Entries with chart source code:
>>>>
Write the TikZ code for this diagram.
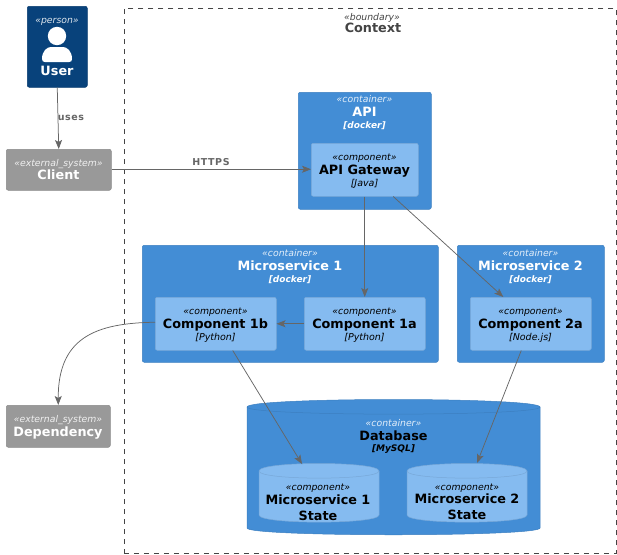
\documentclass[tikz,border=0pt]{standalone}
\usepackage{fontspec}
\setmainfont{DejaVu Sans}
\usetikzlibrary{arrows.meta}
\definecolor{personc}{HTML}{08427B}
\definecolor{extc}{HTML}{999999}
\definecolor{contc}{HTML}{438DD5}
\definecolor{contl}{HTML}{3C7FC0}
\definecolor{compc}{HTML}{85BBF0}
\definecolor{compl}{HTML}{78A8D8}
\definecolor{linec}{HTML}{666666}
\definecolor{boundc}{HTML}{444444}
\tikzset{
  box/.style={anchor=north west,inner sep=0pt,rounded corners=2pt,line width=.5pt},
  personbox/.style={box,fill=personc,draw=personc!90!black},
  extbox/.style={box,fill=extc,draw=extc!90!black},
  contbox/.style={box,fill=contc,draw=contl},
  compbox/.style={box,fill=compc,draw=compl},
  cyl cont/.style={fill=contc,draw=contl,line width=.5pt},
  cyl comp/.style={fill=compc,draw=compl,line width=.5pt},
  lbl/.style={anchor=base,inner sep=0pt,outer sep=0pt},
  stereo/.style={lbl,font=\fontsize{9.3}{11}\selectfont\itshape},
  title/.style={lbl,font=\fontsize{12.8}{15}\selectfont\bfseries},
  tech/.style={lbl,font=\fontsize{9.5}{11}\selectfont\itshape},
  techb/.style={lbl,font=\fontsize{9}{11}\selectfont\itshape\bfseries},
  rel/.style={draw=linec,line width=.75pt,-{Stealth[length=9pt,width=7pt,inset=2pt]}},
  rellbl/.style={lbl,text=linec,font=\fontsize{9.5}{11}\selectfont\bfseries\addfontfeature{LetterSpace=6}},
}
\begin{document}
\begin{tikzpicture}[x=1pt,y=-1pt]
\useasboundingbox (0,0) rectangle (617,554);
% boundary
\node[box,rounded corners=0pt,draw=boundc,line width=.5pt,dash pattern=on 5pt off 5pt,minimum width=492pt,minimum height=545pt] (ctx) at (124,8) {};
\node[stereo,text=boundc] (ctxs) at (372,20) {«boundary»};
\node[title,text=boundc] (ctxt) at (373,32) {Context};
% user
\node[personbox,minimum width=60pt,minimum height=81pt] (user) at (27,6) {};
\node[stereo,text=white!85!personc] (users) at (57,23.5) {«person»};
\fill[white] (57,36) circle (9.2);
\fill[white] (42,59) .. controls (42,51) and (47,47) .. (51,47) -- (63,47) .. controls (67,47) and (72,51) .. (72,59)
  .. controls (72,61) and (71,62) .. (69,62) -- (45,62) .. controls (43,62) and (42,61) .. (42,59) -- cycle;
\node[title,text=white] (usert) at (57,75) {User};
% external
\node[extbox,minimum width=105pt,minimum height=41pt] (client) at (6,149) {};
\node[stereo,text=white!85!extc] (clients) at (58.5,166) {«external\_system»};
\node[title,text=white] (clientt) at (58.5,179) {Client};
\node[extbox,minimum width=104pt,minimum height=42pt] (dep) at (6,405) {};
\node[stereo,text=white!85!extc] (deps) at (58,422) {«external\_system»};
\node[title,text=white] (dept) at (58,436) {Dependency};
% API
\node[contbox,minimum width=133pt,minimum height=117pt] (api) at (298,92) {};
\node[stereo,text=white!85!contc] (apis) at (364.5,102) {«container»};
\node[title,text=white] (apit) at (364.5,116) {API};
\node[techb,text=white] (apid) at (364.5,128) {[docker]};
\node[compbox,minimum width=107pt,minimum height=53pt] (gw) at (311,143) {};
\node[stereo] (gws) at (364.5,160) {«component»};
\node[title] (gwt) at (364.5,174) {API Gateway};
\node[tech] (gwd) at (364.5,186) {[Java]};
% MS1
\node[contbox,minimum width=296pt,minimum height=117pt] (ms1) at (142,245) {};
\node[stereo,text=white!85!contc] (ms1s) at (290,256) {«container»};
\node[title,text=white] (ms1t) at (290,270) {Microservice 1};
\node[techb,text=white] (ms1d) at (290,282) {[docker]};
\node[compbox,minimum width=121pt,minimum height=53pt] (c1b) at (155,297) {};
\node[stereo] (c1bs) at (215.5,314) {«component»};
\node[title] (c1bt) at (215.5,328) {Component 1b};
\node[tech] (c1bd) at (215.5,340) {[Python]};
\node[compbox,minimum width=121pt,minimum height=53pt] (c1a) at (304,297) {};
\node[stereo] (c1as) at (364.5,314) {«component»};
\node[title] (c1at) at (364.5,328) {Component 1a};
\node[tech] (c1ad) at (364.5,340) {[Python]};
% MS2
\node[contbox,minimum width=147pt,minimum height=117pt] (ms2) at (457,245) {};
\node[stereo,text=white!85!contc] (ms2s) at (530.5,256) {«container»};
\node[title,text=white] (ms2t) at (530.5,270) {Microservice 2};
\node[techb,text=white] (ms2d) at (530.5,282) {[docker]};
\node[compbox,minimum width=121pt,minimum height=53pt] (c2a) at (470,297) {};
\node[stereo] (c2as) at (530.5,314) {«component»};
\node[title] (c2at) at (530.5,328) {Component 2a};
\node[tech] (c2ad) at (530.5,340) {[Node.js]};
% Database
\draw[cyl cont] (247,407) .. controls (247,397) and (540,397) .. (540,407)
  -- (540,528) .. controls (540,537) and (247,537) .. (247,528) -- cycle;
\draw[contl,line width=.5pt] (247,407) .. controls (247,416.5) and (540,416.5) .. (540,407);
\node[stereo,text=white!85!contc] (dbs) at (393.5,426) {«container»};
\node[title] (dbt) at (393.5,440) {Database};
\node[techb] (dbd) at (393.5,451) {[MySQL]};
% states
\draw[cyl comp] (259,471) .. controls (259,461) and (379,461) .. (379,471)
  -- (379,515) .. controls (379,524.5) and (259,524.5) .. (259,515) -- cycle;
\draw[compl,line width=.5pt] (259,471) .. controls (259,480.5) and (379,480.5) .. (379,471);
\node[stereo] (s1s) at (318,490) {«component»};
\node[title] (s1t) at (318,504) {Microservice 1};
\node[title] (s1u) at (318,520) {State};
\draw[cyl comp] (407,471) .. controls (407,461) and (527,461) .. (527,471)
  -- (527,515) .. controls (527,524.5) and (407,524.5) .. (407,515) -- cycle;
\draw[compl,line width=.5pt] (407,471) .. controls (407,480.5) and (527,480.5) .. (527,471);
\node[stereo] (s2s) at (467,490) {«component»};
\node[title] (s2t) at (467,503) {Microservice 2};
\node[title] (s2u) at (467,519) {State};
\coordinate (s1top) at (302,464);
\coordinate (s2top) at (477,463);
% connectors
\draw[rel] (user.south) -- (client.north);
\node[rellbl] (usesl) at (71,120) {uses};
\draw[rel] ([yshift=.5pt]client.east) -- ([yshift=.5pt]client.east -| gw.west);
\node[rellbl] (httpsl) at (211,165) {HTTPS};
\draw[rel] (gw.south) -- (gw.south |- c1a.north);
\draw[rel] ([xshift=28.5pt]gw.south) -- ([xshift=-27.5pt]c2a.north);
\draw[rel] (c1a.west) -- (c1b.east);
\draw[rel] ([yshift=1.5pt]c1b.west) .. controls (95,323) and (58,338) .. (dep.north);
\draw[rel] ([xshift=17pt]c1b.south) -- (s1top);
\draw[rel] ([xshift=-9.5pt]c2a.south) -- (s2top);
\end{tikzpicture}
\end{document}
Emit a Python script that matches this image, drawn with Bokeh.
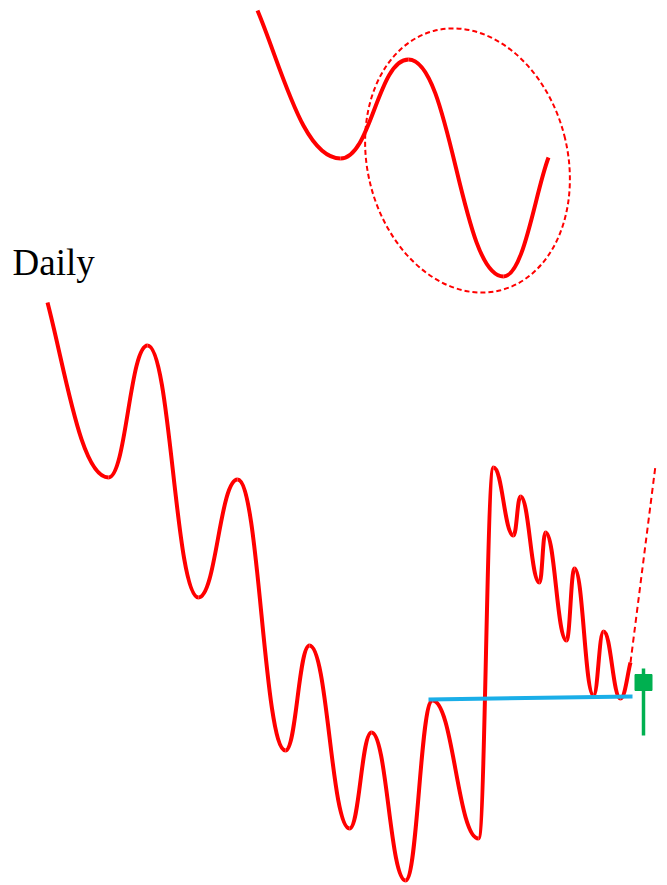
<<<<
Given problem
Identify every line holding the word "this" and copy it out.

Task response
Write the TikZ code for this diagram.
Emit a Python script that matches this image, drawn with Bokeh.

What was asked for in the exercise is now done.